Editor’s note: The following letter was written by a fourth-year Trinity College student and is directed to the Provost and Vice-Chancellor of Trinity College, Mayo Moran. The letter was written following the Provost’s response to the Trinity College Meeting’s recent vote of no confidence in the Office of the Dean of Students. The Varsity received the letter on October 27, 2017.

Dear Provost Moran,

I am writing in response to your letter to students regarding the overwhelming vote of no confidence against the Office of the Dean of Students on September 25. In your letter, you called on students to support the Dean of Students, reasserted your complete support for the Dean, and called for a re-evaluation of the alcohol policy because that somehow resolved the fact that your students do not feel served by this Dean.

I never attended a Trinity College Meeting before September 25, but passing a motion of no confidence in this Dean of Students was so important that I rented a gown and attended to vote in favour. This is a Dean’s Office that has systematically failed and disempowered women who were sexually assaulted in this College — several of whom, like Tamsyn Riddle, are my friends, and whose stories I have heard from their own mouths. The Dean’s Office has ignored the advice of student leadership on issues like the readmission of accused sexual assailants into residence, leaving student representatives increasingly powerless to address Trinity College’s far-reaching culture of impunity. You can understand why I and many other students had absolutely no confidence in the competence of this office long before the incident with Campus Police, and why I am shocked that your letter to students makes little mention of the Dean of Students’ record on sexual assault, except to say that students “do not have the full details.”

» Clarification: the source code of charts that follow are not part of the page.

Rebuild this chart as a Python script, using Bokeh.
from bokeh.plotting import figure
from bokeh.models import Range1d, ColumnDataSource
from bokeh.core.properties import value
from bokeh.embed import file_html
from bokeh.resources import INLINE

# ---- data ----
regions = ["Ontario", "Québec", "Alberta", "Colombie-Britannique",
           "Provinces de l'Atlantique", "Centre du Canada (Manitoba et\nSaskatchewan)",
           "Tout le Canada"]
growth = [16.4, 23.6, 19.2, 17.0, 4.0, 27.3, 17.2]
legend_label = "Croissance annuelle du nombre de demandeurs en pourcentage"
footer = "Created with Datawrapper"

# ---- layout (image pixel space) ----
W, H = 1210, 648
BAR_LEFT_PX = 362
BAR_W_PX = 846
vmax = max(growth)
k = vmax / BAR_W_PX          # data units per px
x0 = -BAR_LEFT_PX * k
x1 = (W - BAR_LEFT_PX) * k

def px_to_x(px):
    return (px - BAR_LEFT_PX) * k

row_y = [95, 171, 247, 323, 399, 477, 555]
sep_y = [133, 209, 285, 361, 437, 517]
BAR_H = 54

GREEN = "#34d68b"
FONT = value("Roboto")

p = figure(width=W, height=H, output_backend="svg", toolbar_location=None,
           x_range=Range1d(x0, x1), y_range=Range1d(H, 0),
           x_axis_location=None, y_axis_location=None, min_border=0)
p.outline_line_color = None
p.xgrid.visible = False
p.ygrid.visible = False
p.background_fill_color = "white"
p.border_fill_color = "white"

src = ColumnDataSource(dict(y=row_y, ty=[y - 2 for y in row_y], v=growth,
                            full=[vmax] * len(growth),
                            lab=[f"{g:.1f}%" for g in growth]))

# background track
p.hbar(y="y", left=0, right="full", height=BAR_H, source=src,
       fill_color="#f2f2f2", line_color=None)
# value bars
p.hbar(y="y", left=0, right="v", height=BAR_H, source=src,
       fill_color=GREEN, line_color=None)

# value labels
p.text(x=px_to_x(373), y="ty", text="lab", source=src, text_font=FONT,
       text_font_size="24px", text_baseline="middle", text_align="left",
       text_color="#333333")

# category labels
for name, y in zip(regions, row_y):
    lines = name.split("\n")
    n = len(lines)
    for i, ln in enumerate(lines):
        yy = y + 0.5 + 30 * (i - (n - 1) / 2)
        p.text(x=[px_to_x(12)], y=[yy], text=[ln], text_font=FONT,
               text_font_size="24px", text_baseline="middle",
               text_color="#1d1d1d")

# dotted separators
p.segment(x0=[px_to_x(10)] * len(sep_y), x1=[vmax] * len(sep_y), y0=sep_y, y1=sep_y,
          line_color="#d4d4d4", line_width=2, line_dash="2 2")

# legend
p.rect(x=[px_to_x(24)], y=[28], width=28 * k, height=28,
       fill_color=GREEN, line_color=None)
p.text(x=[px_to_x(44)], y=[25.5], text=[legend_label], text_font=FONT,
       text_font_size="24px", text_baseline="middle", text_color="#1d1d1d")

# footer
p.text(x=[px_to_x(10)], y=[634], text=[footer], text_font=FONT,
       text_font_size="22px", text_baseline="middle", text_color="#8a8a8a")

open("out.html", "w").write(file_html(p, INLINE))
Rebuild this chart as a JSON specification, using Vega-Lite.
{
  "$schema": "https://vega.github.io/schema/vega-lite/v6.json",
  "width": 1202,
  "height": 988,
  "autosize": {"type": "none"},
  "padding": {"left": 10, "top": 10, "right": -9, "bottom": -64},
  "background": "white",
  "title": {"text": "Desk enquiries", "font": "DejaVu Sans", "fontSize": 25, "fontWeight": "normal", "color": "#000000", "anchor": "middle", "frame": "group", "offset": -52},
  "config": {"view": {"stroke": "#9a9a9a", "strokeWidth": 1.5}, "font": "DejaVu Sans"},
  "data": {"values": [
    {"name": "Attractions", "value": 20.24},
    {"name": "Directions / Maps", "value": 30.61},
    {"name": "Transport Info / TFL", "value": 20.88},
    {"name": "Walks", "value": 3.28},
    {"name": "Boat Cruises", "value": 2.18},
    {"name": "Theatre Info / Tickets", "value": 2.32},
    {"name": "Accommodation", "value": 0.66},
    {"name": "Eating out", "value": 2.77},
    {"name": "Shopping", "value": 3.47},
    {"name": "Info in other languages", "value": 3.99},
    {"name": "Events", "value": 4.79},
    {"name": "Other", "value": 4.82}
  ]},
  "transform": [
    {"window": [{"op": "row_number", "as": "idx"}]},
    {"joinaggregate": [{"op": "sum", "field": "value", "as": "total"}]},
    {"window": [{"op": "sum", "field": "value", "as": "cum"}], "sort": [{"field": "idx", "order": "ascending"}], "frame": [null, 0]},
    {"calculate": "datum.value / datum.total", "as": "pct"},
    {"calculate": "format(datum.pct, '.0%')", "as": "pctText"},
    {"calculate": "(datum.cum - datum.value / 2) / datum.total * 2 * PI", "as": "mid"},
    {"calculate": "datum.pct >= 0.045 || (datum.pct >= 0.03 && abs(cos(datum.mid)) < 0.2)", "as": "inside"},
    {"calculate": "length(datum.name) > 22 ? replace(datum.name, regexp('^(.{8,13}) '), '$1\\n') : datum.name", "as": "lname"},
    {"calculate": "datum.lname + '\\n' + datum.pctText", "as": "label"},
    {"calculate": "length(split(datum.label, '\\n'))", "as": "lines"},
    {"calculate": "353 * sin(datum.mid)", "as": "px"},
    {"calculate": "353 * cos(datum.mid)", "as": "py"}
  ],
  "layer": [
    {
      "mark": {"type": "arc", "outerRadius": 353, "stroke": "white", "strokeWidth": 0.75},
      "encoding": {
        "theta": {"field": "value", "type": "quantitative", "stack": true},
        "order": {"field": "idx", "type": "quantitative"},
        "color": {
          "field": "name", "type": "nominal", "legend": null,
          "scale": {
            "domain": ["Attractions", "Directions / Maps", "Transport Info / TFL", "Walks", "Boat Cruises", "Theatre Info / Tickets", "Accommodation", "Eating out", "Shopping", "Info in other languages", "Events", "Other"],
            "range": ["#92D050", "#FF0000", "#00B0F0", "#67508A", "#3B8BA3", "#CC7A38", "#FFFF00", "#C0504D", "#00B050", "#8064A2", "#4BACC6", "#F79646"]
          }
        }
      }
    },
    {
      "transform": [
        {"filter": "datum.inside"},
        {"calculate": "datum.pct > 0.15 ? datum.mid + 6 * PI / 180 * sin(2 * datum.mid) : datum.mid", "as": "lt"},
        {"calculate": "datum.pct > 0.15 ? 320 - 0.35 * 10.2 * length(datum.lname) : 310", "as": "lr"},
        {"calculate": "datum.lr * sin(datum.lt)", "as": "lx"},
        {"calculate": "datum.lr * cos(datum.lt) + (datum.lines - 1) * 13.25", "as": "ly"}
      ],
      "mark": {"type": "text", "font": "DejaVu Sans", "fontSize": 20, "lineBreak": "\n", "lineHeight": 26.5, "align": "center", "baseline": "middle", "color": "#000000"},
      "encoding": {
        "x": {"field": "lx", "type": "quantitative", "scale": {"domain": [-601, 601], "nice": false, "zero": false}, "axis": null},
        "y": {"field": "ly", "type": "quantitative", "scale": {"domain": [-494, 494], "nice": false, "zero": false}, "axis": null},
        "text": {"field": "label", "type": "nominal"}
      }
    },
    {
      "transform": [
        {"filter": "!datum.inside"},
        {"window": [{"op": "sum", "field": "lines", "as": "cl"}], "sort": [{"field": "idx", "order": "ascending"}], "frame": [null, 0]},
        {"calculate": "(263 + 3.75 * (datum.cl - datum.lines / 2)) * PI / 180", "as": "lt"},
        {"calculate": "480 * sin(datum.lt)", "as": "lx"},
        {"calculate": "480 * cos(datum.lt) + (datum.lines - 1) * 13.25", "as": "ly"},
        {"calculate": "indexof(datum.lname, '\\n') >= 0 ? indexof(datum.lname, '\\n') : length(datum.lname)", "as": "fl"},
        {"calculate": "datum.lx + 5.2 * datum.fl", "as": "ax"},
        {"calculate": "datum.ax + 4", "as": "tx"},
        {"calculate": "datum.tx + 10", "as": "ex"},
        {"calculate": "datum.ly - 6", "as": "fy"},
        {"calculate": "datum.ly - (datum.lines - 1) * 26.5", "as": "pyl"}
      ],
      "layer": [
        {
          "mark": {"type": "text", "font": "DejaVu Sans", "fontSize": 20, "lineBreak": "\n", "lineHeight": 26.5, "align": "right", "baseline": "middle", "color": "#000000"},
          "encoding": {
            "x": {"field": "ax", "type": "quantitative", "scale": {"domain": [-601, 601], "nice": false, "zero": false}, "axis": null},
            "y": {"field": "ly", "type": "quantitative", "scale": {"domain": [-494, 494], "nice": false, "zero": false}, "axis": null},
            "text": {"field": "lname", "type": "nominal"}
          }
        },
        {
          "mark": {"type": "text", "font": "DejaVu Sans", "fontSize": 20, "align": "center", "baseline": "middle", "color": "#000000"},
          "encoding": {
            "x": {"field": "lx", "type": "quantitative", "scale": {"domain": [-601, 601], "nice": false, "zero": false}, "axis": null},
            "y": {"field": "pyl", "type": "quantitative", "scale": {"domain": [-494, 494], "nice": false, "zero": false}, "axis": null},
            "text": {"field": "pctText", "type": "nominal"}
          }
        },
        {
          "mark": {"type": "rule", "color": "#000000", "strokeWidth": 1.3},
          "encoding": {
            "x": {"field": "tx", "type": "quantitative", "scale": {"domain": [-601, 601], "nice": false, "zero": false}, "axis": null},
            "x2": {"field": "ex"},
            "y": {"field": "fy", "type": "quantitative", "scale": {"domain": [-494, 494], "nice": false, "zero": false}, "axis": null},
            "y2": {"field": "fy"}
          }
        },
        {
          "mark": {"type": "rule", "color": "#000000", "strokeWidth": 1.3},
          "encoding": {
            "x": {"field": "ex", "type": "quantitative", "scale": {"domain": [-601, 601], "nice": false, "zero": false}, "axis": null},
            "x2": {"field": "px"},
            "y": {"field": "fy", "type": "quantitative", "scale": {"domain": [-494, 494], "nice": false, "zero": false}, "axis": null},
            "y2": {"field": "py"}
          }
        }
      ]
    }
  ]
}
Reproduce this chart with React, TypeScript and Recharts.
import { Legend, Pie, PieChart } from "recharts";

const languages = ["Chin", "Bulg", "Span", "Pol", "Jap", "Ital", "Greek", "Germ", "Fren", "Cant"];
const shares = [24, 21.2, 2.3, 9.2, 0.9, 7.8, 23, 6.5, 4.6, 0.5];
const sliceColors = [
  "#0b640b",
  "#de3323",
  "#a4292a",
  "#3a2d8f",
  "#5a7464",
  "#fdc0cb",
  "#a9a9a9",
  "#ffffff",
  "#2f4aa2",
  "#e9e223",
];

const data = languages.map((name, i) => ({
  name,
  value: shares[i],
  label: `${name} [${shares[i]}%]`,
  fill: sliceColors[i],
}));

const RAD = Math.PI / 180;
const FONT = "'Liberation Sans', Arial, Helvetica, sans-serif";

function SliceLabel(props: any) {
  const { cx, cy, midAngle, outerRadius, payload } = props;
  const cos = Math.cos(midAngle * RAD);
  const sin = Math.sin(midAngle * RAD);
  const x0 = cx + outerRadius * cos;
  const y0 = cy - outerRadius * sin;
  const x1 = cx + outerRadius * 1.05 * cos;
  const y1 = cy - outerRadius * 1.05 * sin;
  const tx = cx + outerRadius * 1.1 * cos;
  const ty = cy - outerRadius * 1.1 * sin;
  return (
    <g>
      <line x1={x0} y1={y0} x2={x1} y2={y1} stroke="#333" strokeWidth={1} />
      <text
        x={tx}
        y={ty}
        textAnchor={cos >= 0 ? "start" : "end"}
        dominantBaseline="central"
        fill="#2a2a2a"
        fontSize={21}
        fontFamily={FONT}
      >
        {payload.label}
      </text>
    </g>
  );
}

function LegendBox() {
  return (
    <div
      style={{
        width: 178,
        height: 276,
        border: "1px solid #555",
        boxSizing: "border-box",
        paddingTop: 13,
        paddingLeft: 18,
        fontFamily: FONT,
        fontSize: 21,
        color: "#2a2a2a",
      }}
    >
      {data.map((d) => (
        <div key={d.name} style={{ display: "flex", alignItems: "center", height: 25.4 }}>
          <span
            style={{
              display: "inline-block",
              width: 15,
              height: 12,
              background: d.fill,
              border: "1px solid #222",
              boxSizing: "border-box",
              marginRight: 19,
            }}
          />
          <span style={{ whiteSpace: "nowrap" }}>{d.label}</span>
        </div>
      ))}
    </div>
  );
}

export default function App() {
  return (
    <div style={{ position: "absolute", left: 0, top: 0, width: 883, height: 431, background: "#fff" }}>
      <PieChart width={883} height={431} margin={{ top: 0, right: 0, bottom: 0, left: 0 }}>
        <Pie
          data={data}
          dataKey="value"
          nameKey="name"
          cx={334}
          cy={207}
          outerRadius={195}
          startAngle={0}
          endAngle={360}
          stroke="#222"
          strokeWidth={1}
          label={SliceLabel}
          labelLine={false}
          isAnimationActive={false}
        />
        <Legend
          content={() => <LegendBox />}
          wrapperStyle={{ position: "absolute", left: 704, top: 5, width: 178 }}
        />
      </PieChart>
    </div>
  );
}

I understand that isolated disciplinary decisions are controversial and that unpopular decisions must occasionally be made, and stood by. That being said, students’ systematic and widely reported experiences cannot be dismissed because we “do not have the full details” of every case; it is insulting to suggest that the women who have spoken up know less about their own sexual assaults than you do. What students have seen and experienced is no less valid because of your personal confidence in the Dean’s Office. We as students have reached a consensus — evidenced by the overwhelming support for the vote of no confidence — that we do not trust the Dean of Students or their “expert consultations” to protect vulnerable people in our community. Members of the Dean’s Office should have resigned that day. Regardless of how well or poorly they performed, they should have respected the fact that they cannot serve us when they have categorically lost our faith.

Given that they failed to resign, however, it falls to you to advocate for students’ concerns with more than platitudes — particularly by launching an investigation into the Dean’s ability to respond to complaints around sexual assault, which we made clear was of far greater concern to us than the alcohol policy, to which you chose to devote the majority of your letter. We have placed our trust in you to do something, and for you to maintain our confidence, we require more than general assurances that the lived experiences and informed opinions of your students are less important than your own. Please do not allow your private views to interfere with your responsibility to treat your students’ concerns with respect.